Wednesday, December 28, 2011
Looking at the Colts use of fullbacks
By Paul Kuharsky
The moment they knew they’d be without Peyton Manning for all or most of the season, the Indianapolis Colts should have shifted gears on offense.
No, they were not built to be a power running attack. But it’s easier to be run-heavy than pass-heavy when you’re lacking offensive talent. And with two bad quarterbacks in Curtis Painter and Dan Orlovsky, it was crazy not to attempt a more dramatic shift than the one the Colts have made.
The Colts' lack of any big alteration is the biggest negative attached to Jim Caldwell for me as the team prepares to finish a 2-14 or 3-13 season.
Indianapolis has run the ball more often -- on 42.2 percent of its snaps vs. 36.7 in 2010 with Manning playing. The Colts, who have not been a fullback team throughout most of the Manning era, have used a fullback on 11.2 percent of their offensive snaps.
“We actually made an adjustment early on (regarding the fullback spot) and a matter of fact one of the guys got hurt after about four or five plays during the course of one game and so we had to adjust a little bit,” Caldwell told Jacksonville media on a conference call Wednesday. “But it was something we tried to focus in on once we realized exactly what was going to happen in terms of our overall offense, that we had to make an adjustment to run the ball a little bit more and so we went out to find a few guys to help us at that position.”
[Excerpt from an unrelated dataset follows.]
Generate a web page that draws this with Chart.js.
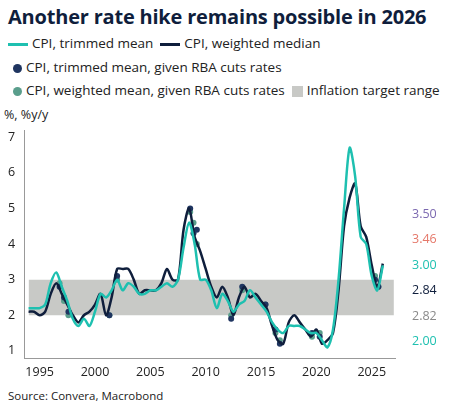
<!DOCTYPE html>
<html>
<head>
<meta charset="utf-8">
<script src="https://cdn.jsdelivr.net/npm/chart.js@4"></script>
<style>
body { margin: 0; width: 453px; height: 416px; background: #fff; font-family: "Open Sans", sans-serif; color: #222; position: relative; overflow: hidden; }
h1 { position: absolute; left: 8px; top: 3px; margin: 0; font-size: 20px; font-weight: 700; color: #0f1e3c; letter-spacing: -0.2px; }
.leg { position: absolute; left: 8px; font-size: 13.5px; color: #222; white-space: nowrap; }
.leg span { display: inline-block; vertical-align: middle; margin-right: 4px; }
.ln { width: 20px; height: 3px; }
.dt { width: 9px; height: 9px; border-radius: 50%; margin-left: 5px; }
.sq { width: 11px; height: 11px; background: #c8c9c6; }
#wrap { position: absolute; left: 0; top: 104px; width: 453px; height: 278px; }
.unit { position: absolute; left: 4px; top: 106px; font-size: 12.5px; }
.src { position: absolute; left: 8px; top: 388px; font-size: 11.5px; }
</style>
</head>
<body>
<h1>Another rate hike remains possible in 2026</h1>
<div class="leg" style="top:34px"><span class="ln" style="background:#1ec0b0"></span>CPI, trimmed mean &nbsp;<span class="ln" style="background:#0f1e3c"></span>CPI, weighted median</div>
<div class="leg" style="top:58px"><span class="dt" style="background:#1f3560"></span>CPI, trimmed mean, given RBA cuts rates</div>
<div class="leg" style="top:81px"><span class="dt" style="background:#5a9e8c"></span>CPI, weighted mean, given RBA cuts rates &nbsp;<span class="sq"></span>Inflation target range</div>
<div class="unit">%, %y/y</div>
<div id="wrap"><canvas id="c"></canvas></div>
<div class="src">Source: Convera, Macrobond</div>
<script>
// half-yearly observations
const years = [];
for (let y = 1994; y <= 2026; y += 0.5) years.push(y);

const trimmedMean = [2.2,2.2,2.2,2.3,2.9,3.2,2.8,2.4,1.9,1.7,1.9,1.7,2.1,2.6,2.5,2.7,3.0,2.7,2.9,2.8,2.6,2.6,2.7,2.7,2.8,2.9,2.8,3.0,3.9,4.6,4.0,3.0,3.0,2.7,2.2,2.6,2.4,2.1,2.3,2.4,2.7,2.5,2.3,2.1,1.8,1.6,1.5,1.7,1.7,1.7,1.6,1.5,1.5,1.3,1.1,1.6,3.0,5.0,6.7,5.9,4.2,4.0,3.1,2.7,3.4];
const weightedMedian = [2.1,2.1,2.0,2.1,2.6,2.9,2.6,2.3,2.0,1.8,2.0,2.1,2.3,2.6,2.0,2.5,3.3,3.3,3.3,3.0,2.6,2.7,2.7,2.7,2.9,3.3,3.0,3.0,4.4,5.0,4.2,3.8,3.3,2.8,2.5,2.8,2.5,2.0,2.5,2.8,2.5,2.6,2.4,2.2,1.7,1.3,1.2,1.8,2.0,1.8,1.6,1.4,1.6,1.2,1.3,1.5,2.7,4.5,5.3,5.7,4.5,4.2,3.4,2.8,3.45];

const dotYears =    [1996.8,1997.2,1997.6,2001.3,2002.0,2008.6,2008.9,2009.2,2012.3,2013.3,2015.4,2016.3,2016.7,2019.6,2020.3,2025.3,2025.6];
const dotTrimmed =  [2.8,   2.5,   2.1,   2.0,   3.1,   5.0,   4.3,   4.4,   1.9,   2.8,   2.3,   1.6,   1.2,   1.5,   1.4,   3.0,   2.8];
const dotWeighted = [2.9,   2.4,   2.0,   2.0,   3.0,   4.9,   4.6,   4.0,   2.0,   2.7,   2.3,   1.5,   1.3,   1.4,   1.5,   3.1,   2.8];

const targetLow = 2, targetHigh = 3;
const xTicks = [1995, 2000, 2005, 2010, 2015, 2020, 2025];
const yTicks = [1, 2, 3, 4, 5, 6, 7];
const sideLabels = ['3.50', '3.46', '3.00', '2.84', '2.82', '2.00'];
const sideColors = ['#7b68b0', '#e5786a', '#1ec0b0', '#0f1e3c', '#8a8a8a', '#1ec0b0'];

const pts = arr => arr.map((v, i) => ({x: years[i], y: v}));
const dots = arr => arr.map((v, i) => ({x: dotYears[i], y: v}));

const sideText = {
  id: 'sideText',
  afterDraw(chart) {
    const ctx = chart.ctx;
    ctx.save();
    ctx.font = '12.5px "Open Sans"';
    ctx.textBaseline = 'middle';
    sideLabels.forEach((t, i) => {
      ctx.fillStyle = sideColors[i];
      ctx.fillText(t, 412, 110 + i * 25.5);
    });
    ctx.restore();
  }
};

new Chart(document.getElementById('c'), {
  type: 'line',
  data: {
    datasets: [
      { data: dots(dotWeighted), type: 'scatter', backgroundColor: '#5a9e8c', borderWidth: 0, pointRadius: 3, order: 5 },
      { data: dots(dotTrimmed), type: 'scatter', backgroundColor: '#1f3560', borderWidth: 0, pointRadius: 3, order: 4 },
      { data: pts(weightedMedian), borderColor: '#0f1e3c', borderWidth: 2.5, pointRadius: 0, tension: 0.3, order: 2 },
      { data: pts(trimmedMean), borderColor: '#1ec0b0', borderWidth: 2.5, pointRadius: 0, tension: 0.3, order: 1 },
      { data: [{x: 1994, y: targetLow}, {x: 2027, y: targetLow}], borderWidth: 0, pointRadius: 0, fill: false, order: 10 },
      { data: [{x: 1994, y: targetHigh}, {x: 2027, y: targetHigh}], borderWidth: 0, pointRadius: 0, fill: '-1', backgroundColor: '#c8c9c6', order: 9 }
    ]
  },
  options: {
    animation: false,
    responsive: true,
    maintainAspectRatio: false,
    layout: { padding: { left: 4, right: 58, top: 26, bottom: 0 } },
    plugins: { legend: { display: false }, tooltip: { enabled: false } },
    scales: {
      x: {
        type: 'linear', min: 1993.6, max: 2027.1,
        afterBuildTicks: s => { s.ticks = xTicks.map(v => ({value: v})); },
        grid: { display: false, drawTicks: true, tickLength: 5, color: '#888' },
        border: { color: '#999' },
        ticks: { color: '#222', font: { size: 12.5, family: 'Open Sans' }, padding: 2, callback: v => String(v) }
      },
      y: {
        min: 0.8, max: 7.2,
        afterBuildTicks: s => { s.ticks = yTicks.map(v => ({value: v})); },
        grid: { display: false, tickLength: 5 },
        border: { color: '#999' },
        ticks: { color: '#222', font: { size: 12.5, family: 'Open Sans' }, padding: 4 }
      }
    }
  },
  plugins: [sideText]
});
</script>
</body>
</html>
That injury was to Chris Gronkowski. He was claimed off waivers from Dallas on Sept. 4, and then used sparingly in seven games before landing on IR after getting hurt against New Orleans on Oct. 23. He landed on IR and the Colts added fullback Ryan Mahaffey on Nov. 16 and fullback Jerome Felton (who started at New England) on Nov. 28.
Over the past five weeks, according to John McTigue of ESPN Stats & Info, Mahaffey or Felton has been on the field for the Colts on 25.1 percent of their snaps.
“We have made some adjustments in that area,” Caldwell said. “We typically didn’t carry a fullback very often and now we obviously have two on our roster and they’ve been able to help us. We’ve been using a little bit more two-back stuff of late, kind of mixing it in with some of the one-back stuff that we do. Both guys have done a nice job for us so they’ve helped us I think in the running game and that’s one of the areas I think we’ve been fairly consistent, but we’re trying to get better all the time.”
Said running back Joseph Addai: "You get different looks. Are you asking me do I like it? Yeah, I like it. It's really my first time playing with a fullback in my career. At LSU we kind of did what we did here, a tight end played fullback or whatever. I think it will be a good look for us."
But a fullback alone hasn’t been sufficient to make a difference in the run game. Indianapolis’ average run this season has been 4.6 yards without a fullback and 3.7 yards with one.
Finding the right recipe to run most effectively -- with a fullback, with an H-back or with the field spread with three wides -- may sound easier than it is. But it should have been priority one for the Colts as soon as Manning wasn’t at quarterback.
To be a better football team than they've been, they needed to be better than the league’s 24th-ranked run offense.